By Anne Mitchell Whisnant
Originally published in The News & Observer (Raleigh, NC)
October 15, 2006
I’ve spent 15 years traveling the Blue Ridge Parkway writing “Super-Scenic Motorway: A Blue Ridge Parkway History” (University of North Carolina Press).
The parkway, Ive learned, has always been a controversial and politically challenging undertaking. Bringing a limited-access scenic highway with an exceptionally wide right-of-way through a populated region could hardly help but stir conflicts.
For nearly 75 years, parkway managers have contended with funding shortfalls, “viewshed” encroachment, pressure from nearby residents and tensions between powerful private interests and the public good.
Landowners in 1930s Ashe County felled trees across the road to protest poor treatment during land acquisition. The Eastern Cherokees for five years resisted granting a right-of-way across prime farming and development acreage and ultimately forced a re-routing of the road.
Little Switzerland developer Heriot Clarkson contested parkway land acquisition in the courts, wresting a settlement that narrowed the taking through his resort, opened numerous resort accesses directly to the road and assured a large payment. Grandfather Mountain owner Hugh Morton mobilized his media and inside connections to force the state of North Carolina and the Park Service to move the parkway down the mountainside away from his mountaintop toll road and swinging bridge.

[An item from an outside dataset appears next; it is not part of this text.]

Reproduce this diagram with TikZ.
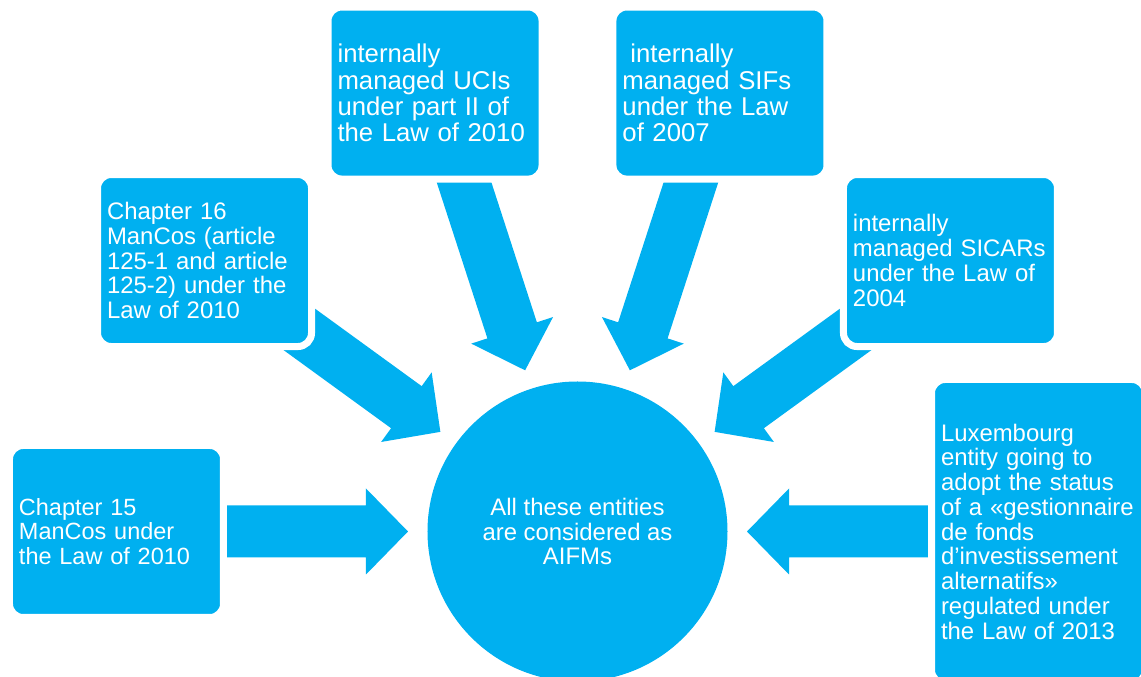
\documentclass[tikz,border=0pt]{standalone}
\usepackage{fontspec}
\setmainfont{Liberation Sans}
\usetikzlibrary{calc,backgrounds}
\definecolor{aifblue}{RGB}{0,176,240}

\begin{document}
\begin{tikzpicture}[
    entity/.style={rectangle, rounded corners=0.34cm, fill=aifblue, draw=white,
      line width=0.175cm, minimum width=5.35cm, minimum height=4.3cm,
      text width=4.875cm, inner xsep=0.2375cm, align=left, text=white,
      font=\fontsize{17pt}{17.6pt}\selectfont},
    big/.style={font=\fontsize{18.3pt}{18.8pt}\selectfont},
    hub/.style={circle, fill=aifblue, minimum size=7.5cm, align=center,
      text=white, font=\fontsize{17pt}{17.6pt}\selectfont},
    flow/.style={fill=aifblue, to path={
      ($(\tikztotarget.center)!4.2375cm!(\tikztostart.center)$)
      -- ($(\tikztotarget.center)!5.2875cm!(\tikztostart.center)!1.075cm!90:(\tikztostart.center)$)
      -- ($(\tikztotarget.center)!5.2875cm!(\tikztostart.center)!0.65cm!90:(\tikztostart.center)$)
      -- ($(\tikztostart.center)!0.65cm!-90:(\tikztotarget.center)$)
      -- ($(\tikztostart.center)!0.65cm!90:(\tikztotarget.center)$)
      -- ($(\tikztotarget.center)!5.2875cm!(\tikztostart.center)!0.65cm!-90:(\tikztostart.center)$)
      -- ($(\tikztotarget.center)!5.2875cm!(\tikztostart.center)!1.075cm!-90:(\tikztostart.center)$)
      -- cycle}}]
      \useasboundingbox (-14.4375,-3.6375) rectangle (14.0875,13.2875);
      \path
        (0,0) node[hub] (aifm) {All these entities\\are considered as\\AIFMs}
        (180:11.525) node[entity, font=\fontsize{16.7pt}{17.4pt}\selectfont] (ch15) {Chapter 15\\ManCos under\\the Law of 2010}
        (144:11.525) node[entity] (ch16) {Chapter 16\\ManCos (article\\125-1 and article\\125-2) under the\\Law of 2010}
        (108:11.525) node[entity, big] (ucis) {internally\\managed UCIs\\under part II of\\the Law of 2010}
        (72:11.525) node[entity, big] (sifs) {\hspace*{0.2cm}internally\\managed SIFs\\under the Law\\of 2007}
        (36:11.525) node[entity] (sicars) {internally\\managed SICARs\\under the Law of\\2004}
        (0:11.525) node[entity, minimum height=7.6cm] (lux) {Luxembourg\\entity going to\\adopt the status\\of a «gestionnaire\\de fonds\\d’investissement\\alternatifs»\\regulated under\\the Law of 2013};
      \begin{scope}[on background layer]
        \fill[flow] (ch15) to (aifm);
        \fill[flow] (ch16) to (aifm);
        \fill[flow] (ucis) to (aifm);
        \fill[flow] (sifs) to (aifm);
        \fill[flow] (sicars) to (aifm);
        \fill[flow] (lux) to (aifm);
      \end{scope}
    \end{tikzpicture}
\end{document}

It has never been easy to build or maintain the parkway. And though the road has been pushed forward under many changing historical circumstances, one episode from the 1960s and 1970s illustrates that however persistent and recognizable many parkway challenges, in different contexts, different results are likely.
Patched pavement, sagging fences:
For decades, advocates envisioned a longer parkway running from Maine to Georgia. In 1967, Congress approved extending the road to Marietta, but both landowners and regional environmentalists protested. In the wake of a 1973 environmental impact statement (required under the 1969 National Environmental Policy Act), the project died.
Clearly, neither extending nor even maintaining the Blue Ridge Parkway in its present state is a certainty.
The parkway was born in the Great Depression, when public faith in the governments ability to provide for our common good was rising; then, a scenic roadway through a gorgeous swath of the southern Appalachian Mountains seemed a worthwhile use of public monies. Today, widespread hostility toward the very notion of the public good is eroding much of our public infrastructure.
On the parkway, the consequences of such a shift in public mood and policy are evident. Overlooks are overgrown, “comfort stations” are uncomfortable, pavement is patched, some campgrounds are ragged and ill-equipped, rail fences sag, and historic sites languish. A 2003 study suggested that only a 40 percent parkway budget increase would forestall further deterioration.
The future lies with us:
The parkways history teaches us that this great public jewel was created by human hands within all-too-human frameworks of divergent perspectives and interests, uncertainty about the wisdom of contending approaches, and the difficulty of predicting outcomes.
Its present shape on the land resulted from thousands of hard decisions that balanced competing interests in a variety of ways. Its future lies in the decisions we make.
Can it be that we will allow it to crumble?
Like everyone who has influenced the parkway’s development, we are presented with an array of difficult choices, and the results of our decisions will be written on the land.
The ongoing creation of the Blue Ridge Parkway now lies in our hands.